The supported bases are:

Floating Point Output Options

You can control the base representation of a floating point type with the float_rep and precision parameter.

w.write_value(50, toml::writer::float_rep::scientific, 6);

The supported representations are:

Precision controls how many decimal places of precision will be written. Pass writer::auto_precision to have it chosen dynamically.

Key/Value Options

The above output settings can also be used with the write shorthand, this even works when writing out arrays.

w.write("color", "grey", toml::writer::literal_string_tag);
w.write("floats", { 1.2f, 1.2f, 1.2f }, toml::writer::float_rep::scientific);

Global Writer Options

More settings for controlling writer output can be controlled by passing a writer_options struct to your writer. writer_options is default contructed with the settings that writer uses by default. A description of each setting is below:

Max Line Length

Set writer_options::max_line_length. Set to 80 characters by default.

How many characters an output line should have before splitting. The lines are only split at valid split points, such as after the first '[' of an array or after each array elements ','. Lines can also be split for long strings, using '\' to preserve the strings value.

Set to writer_options::dont_split_lines to not split lines. NOTE: Length calculations are simple approximations, not a guarrantee to split the line at a specific column. Notably splits will only be added after complete values (eg. a whole datetime) or inbetween words in a non-literal string type.

line_length_short = [
1, 2, 3, 4, 5, 6,
7, 8, 9, 10 ]
Compact Spacing

Set writer_options::compact_spacing.
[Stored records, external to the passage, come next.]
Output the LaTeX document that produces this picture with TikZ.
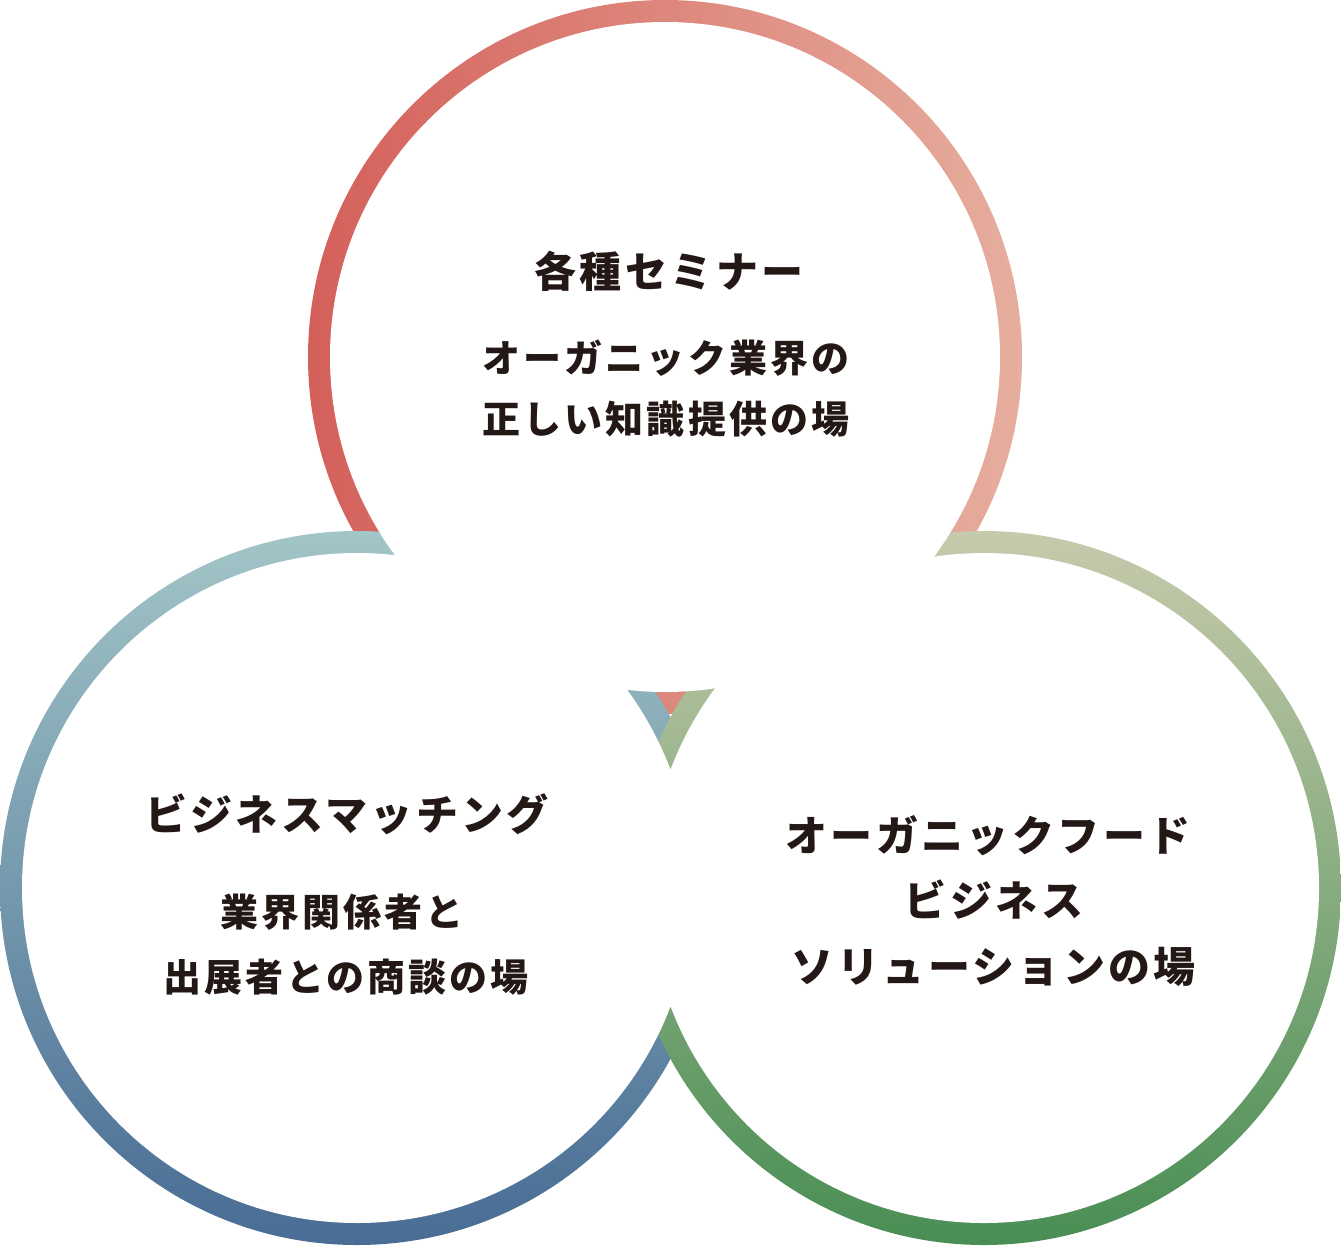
\documentclass[tikz,border=0pt]{standalone}
\usepackage{fontspec}
\newfontfamily\jptitle{Noto Sans CJK JP}[LetterSpace=8]
\newfontfamily\jpsub{Noto Sans CJK JP}[LetterSpace=8]
\definecolor{ink}{HTML}{231815}
\definecolor{topL}{HTML}{D4605A}
\definecolor{topR}{HTML}{E6AE9E}
\definecolor{blT}{HTML}{A2C5C7}
\definecolor{blB}{HTML}{486C94}
\definecolor{brT}{HTML}{C6CAAC}
\definecolor{brB}{HTML}{498E54}
\begin{document}
\begin{tikzpicture}[x=1pt,y=-1pt,
  ttl/.style={font=\jptitle\bfseries\fontsize{42}{50}\selectfont, text=ink, inner sep=0pt},
  sub/.style={font=\jpsub\bfseries\fontsize{38}{45}\selectfont, text=ink, inner sep=0pt}]
\useasboundingbox (0,0) rectangle (1341,1245);
\coordinate (T) at (665,357);
\coordinate (L) at (357,888);
\coordinate (R) at (984,888);
% rings (outer disks, drawn in stacking order)
\shade[left color=topL, right color=topR] (T) circle (357pt);
\shade[top color=blT, bottom color=blB] (L) circle (357pt);
\shade[top color=brT, bottom color=brB] (R) circle (357pt);
% inner white disks
\fill[white] (T) circle (335pt) (L) circle (335pt) (R) circle (335pt);
% texts: top circle
\node[ttl] (t1) at (669,271) {各種セミナー};
\node[sub] (t2) at (666,358) {オーガニック業界の};
\node[sub] (t3) at (666,419) {正しい知識提供の場};
% texts: bottom-left circle
\node[ttl] (l1) at (347,814) {ビジネスマッチング};
\node[sub] (l2) at (342,912) {業界関係者と};
\node[sub] (l3) at (346,977) {出展者との商談の場};
% texts: bottom-right circle
\node[ttl] (r1) at (988,836) {オーガニックフード};
\node[ttl] (r2) at (994,900) {ビジネス};
\node[ttl] (r3) at (994,967) {ソリューションの場};
\end{tikzpicture}
\end{document}
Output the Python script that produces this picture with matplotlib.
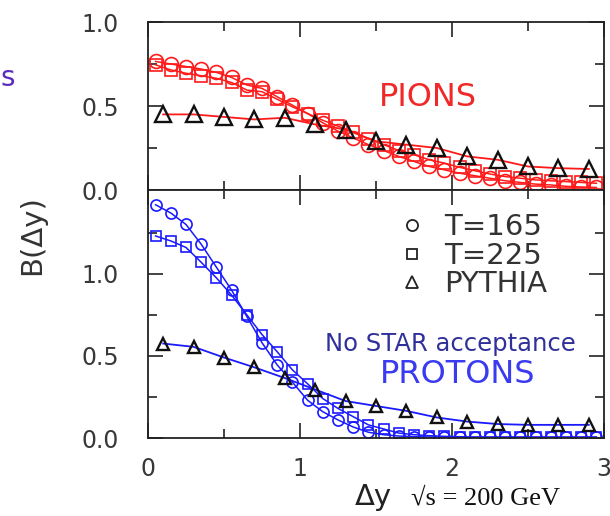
import matplotlib
matplotlib.use("Agg")
import matplotlib.pyplot as plt
from matplotlib.lines import Line2D
from matplotlib.ticker import MultipleLocator, FixedLocator

# x positions of the model points (T=165, T=225) and of the PYTHIA points
dy_fine = [0.05, 0.15, 0.25, 0.35, 0.45, 0.55, 0.65, 0.75, 0.85, 0.95,
           1.05, 1.15, 1.25, 1.35, 1.45, 1.55, 1.65, 1.75, 1.85, 1.95,
           2.05, 2.15, 2.25, 2.35, 2.45, 2.55, 2.65, 2.75, 2.85, 2.95]
dy_pythia = [0.1, 0.3, 0.5, 0.7, 0.9, 1.1, 1.3, 1.5, 1.7, 1.9,
             2.1, 2.3, 2.5, 2.7, 2.9]

# pions
pion_t165 = [0.765, 0.75, 0.735, 0.72, 0.70, 0.67, 0.625, 0.605, 0.555, 0.505,
             0.455, 0.40, 0.35, 0.31, 0.27, 0.235, 0.20, 0.17, 0.14, 0.12,
             0.10, 0.085, 0.07, 0.055, 0.045, 0.035, 0.03, 0.022, 0.018, 0.015]
pion_t225 = [0.745, 0.715, 0.695, 0.68, 0.665, 0.64, 0.595, 0.585, 0.54, 0.495,
             0.455, 0.415, 0.38, 0.345, 0.305, 0.27, 0.235, 0.21, 0.18, 0.16,
             0.135, 0.115, 0.095, 0.08, 0.07, 0.06, 0.055, 0.05, 0.045, 0.04]
pion_pythia = [0.45, 0.45, 0.435, 0.42, 0.43, 0.39, 0.36, 0.29, 0.27, 0.25,
               0.20, 0.18, 0.14, 0.13, 0.125]

# protons
proton_t165 = [1.42, 1.37, 1.30, 1.18, 1.04, 0.90, 0.74, 0.58, 0.445, 0.34,
               0.23, 0.16, 0.11, 0.067, 0.035, 0.02, 0.012, 0.008, 0.006, 0.005,
               0.004, 0.004, 0.004, 0.004, 0.004, 0.004, 0.004, 0.004, 0.004, 0.004]
proton_t225 = [1.23, 1.20, 1.16, 1.07, 0.975, 0.87, 0.75, 0.63, 0.525, 0.415,
               0.33, 0.24, 0.18, 0.13, 0.08, 0.055, 0.03, 0.02, 0.014, 0.01,
               0.008, 0.006, 0.006, 0.006, 0.006, 0.006, 0.006, 0.006, 0.006, 0.006]
proton_pythia = [0.575, 0.555, 0.49, 0.43, 0.365, 0.295, 0.225, 0.195, 0.165, 0.125,
                 0.10, 0.085, 0.08, 0.08, 0.08]

legend_labels = ["T=165", "T=225", "PYTHIA"]

RED = "#ff1a1a"
BLUE = "#1a1aff"
TICKCOL = "#383838"

plt.rcParams['font.family'] = ['DejaVu Sans']


def style_axis(ax, ymax, show_xlabels):
    ax.set_xlim(0, 3)
    ax.set_ylim(0, ymax)
    ax.xaxis.set_major_locator(MultipleLocator(1))
    ax.xaxis.set_minor_locator(MultipleLocator(0.5))
    ax.yaxis.set_major_locator(FixedLocator([0.0, 0.5, 1.0]))
    ax.yaxis.set_minor_locator(FixedLocator([0.25, 0.75, 1.25]))
    ax.tick_params(which='both', direction='in', top=True, right=True,
                   width=1.2, colors='#222222', labelcolor=TICKCOL, labelsize=17)
    ax.tick_params(which='major', length=11)
    ax.tick_params(which='minor', length=6.5)
    ax.tick_params(axis='y', pad=21)
    ax.tick_params(axis='x', pad=14)
    ax.yaxis.set_major_formatter(lambda v, p: "%.1f" % v)
    if not show_xlabels:
        ax.tick_params(axis='x', labelbottom=False)
    for s in ax.spines.values():
        s.set_linewidth(1.3)
        s.set_color('#222222')


def draw_species(ax, c, t165, t225, pyth, ms, tms):
    ax.plot(dy_fine, t165, '-', color=c, lw=1.1, marker='o', ms=ms,
            mfc='none', mec=c, mew=1.2)
    ax.plot(dy_fine, t225, '-', color=c, lw=1.1, marker='s', ms=ms - 1,
            mfc='none', mec=c, mew=1.2)
    ax.plot(dy_pythia, pyth, '-', color=c, lw=1.3)
    ax.plot(dy_pythia, pyth, 'none', marker='^', ms=tms, mfc='none',
            mec='#111111', mew=1.7)


def main():
    fig = plt.figure(figsize=(6.1, 5.16), dpi=100)
    left, right = 148 / 610, 604 / 610
    top = 1 - 22 / 516
    mid = 1 - 190 / 516
    bot = 1 - 438 / 516
    ax1 = fig.add_axes([left, mid, right - left, top - mid])
    ax2 = fig.add_axes([left, bot, right - left, mid - bot])

    draw_species(ax1, RED, pion_t165, pion_t225, pion_pythia, 10, 11.5)
    draw_species(ax2, BLUE, proton_t165, proton_t225, proton_pythia, 8, 8.5)

    style_axis(ax1, 1.0, False)
    style_axis(ax2, 1.51, True)

    ax1.text(1.84, 0.55, "PIONS", color="#f02828", fontsize=23,
             ha='center', va='center')
    ax2.text(1.99, 0.57, "No STAR acceptance", color="#30309a", fontsize=17.5,
             ha='center', va='center')
    ax2.text(2.04, 0.385, "PROTONS", color="#3a3af0", fontsize=23,
             ha='center', va='center')

    handles = [Line2D([], [], ls='none', marker='o', ms=8, mfc='none', mec='#222222', mew=1.3),
               Line2D([], [], ls='none', marker='s', ms=7.5, mfc='none', mec='#222222', mew=1.3),
               Line2D([], [], ls='none', marker='^', ms=8, mfc='none', mec='#222222', mew=1.3)]
    leg = ax2.legend(handles, legend_labels, loc='upper left', bbox_to_anchor=(0.515, 0.965),
                     frameon=False, fontsize=21, handlelength=1.0, handletextpad=0.6,
                     labelspacing=0.02, borderpad=0)
    for t in leg.get_texts():
        t.set_color('#333333')

    fig.text(32 / 610, 1 - 235 / 516, "B(Δy)", rotation=90, fontsize=21,
             color='#333333', ha='center', va='center')
    fig.text(373 / 610, 1 - 497 / 516, "Δy", fontsize=21, color='#222222',
             ha='center', va='center')
    fig.text(411 / 610, 1 - 498 / 516, "√s = 200 GeV", fontsize=19, color='#111111',
             ha='left', va='center', family=['Liberation Serif', 'DejaVu Serif'])
    fig.text(0.001, 1 - 78 / 516, "s", fontsize=20, color='#5a2bc0',
             ha='left', va='center')

    fig.savefig("out.png", dpi=100)


if __name__ == '__main__':
    main()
Enabled by default.

If enabled the writer will skip any optional whitespace, can be used to reduce document size at the cost of readability(doesn't effect array line splitting).

compact_spacing_off = [ 1, 2, 3 ]
compact_spacing_on=[1,2,3]
Indent String

Set writer_options::indent_string. Set to a single tab by default.

This string is used to indent lines, you can replace it to control how much indentation is used. Most users will leave it as a tab character or replace it with the desired number of spaces. The indentation string must be made up of whitespace characters, otherwise the resulting toml files will be invalid. Indentation is used by Indent Child Tables and Indent After Line Split.

auto opts = toml::writer_options{};
opts.indent_string = " ";
opts.indent_child_tables = true; // See 'Indent Child Tables' below 
auto w = toml::writer{};
w.set_options(opts);
[a]
key = "value"

 [a.b]
 key = "value"

  [a.b.c]
Indent Child Tables

Set writer_options::indent_child_tables. Disabled by default.

If enabled then an indentation will be added for each layer of child table.

[a]
name = "a"

    [a.b]
    key = "value"

        [a.b.c]

#indentation isn't added for skipped tables (see skip empty tables)
[x.y.z]
Indent After Line Split

Set writer_options::indent_after_line_split Enabled by default.

While this is enabled there will be an indent added when a line split is inserted during a long value.

line_length_short = [
    1, 2, 3, 4, 5, 6,
    7, 8, 9, 10 ]
Ascii Output

Set writer_options::ascii_output. Disabled by default.

Output only ascii characters, all unicode characters will be replaced by escape sequences.

Skip Empty Tables

Set writer_options::skip_empty_tables. Enabled by default.

Don't output empty tables, unless they are leaf tables.

[a] # leaf table

[x.y.z] # leaf table

[q]
count = 5

    [q.w.e] # leaf table
Date Time Separator

Set writer_options::date_time_separator.

Choose which character to use to separate the date and time portions of datetime and local datetime types:

# big_t
date = 1979-05-27T07:32:00
# whitespace
date = 1979-05-27 07:32:00
Simple Numerical Output

Set writer_options::simple_numerical_output. Disabled by default.

If set, overrides any output options set when calling write or write_value with integrals and floats, instead writes them out in base 10 and fixed notation.

UTF-8 Byte Order Mark

Set writer_options::utf8_bom. Disabled by default.

If set, the output will include a UTF-8 BOM at the beginning. Enable this only if you expect the output to be read by a program that uses the BOM to detect encoding, or refuses to accept UTF-8 encoded files without a BOM.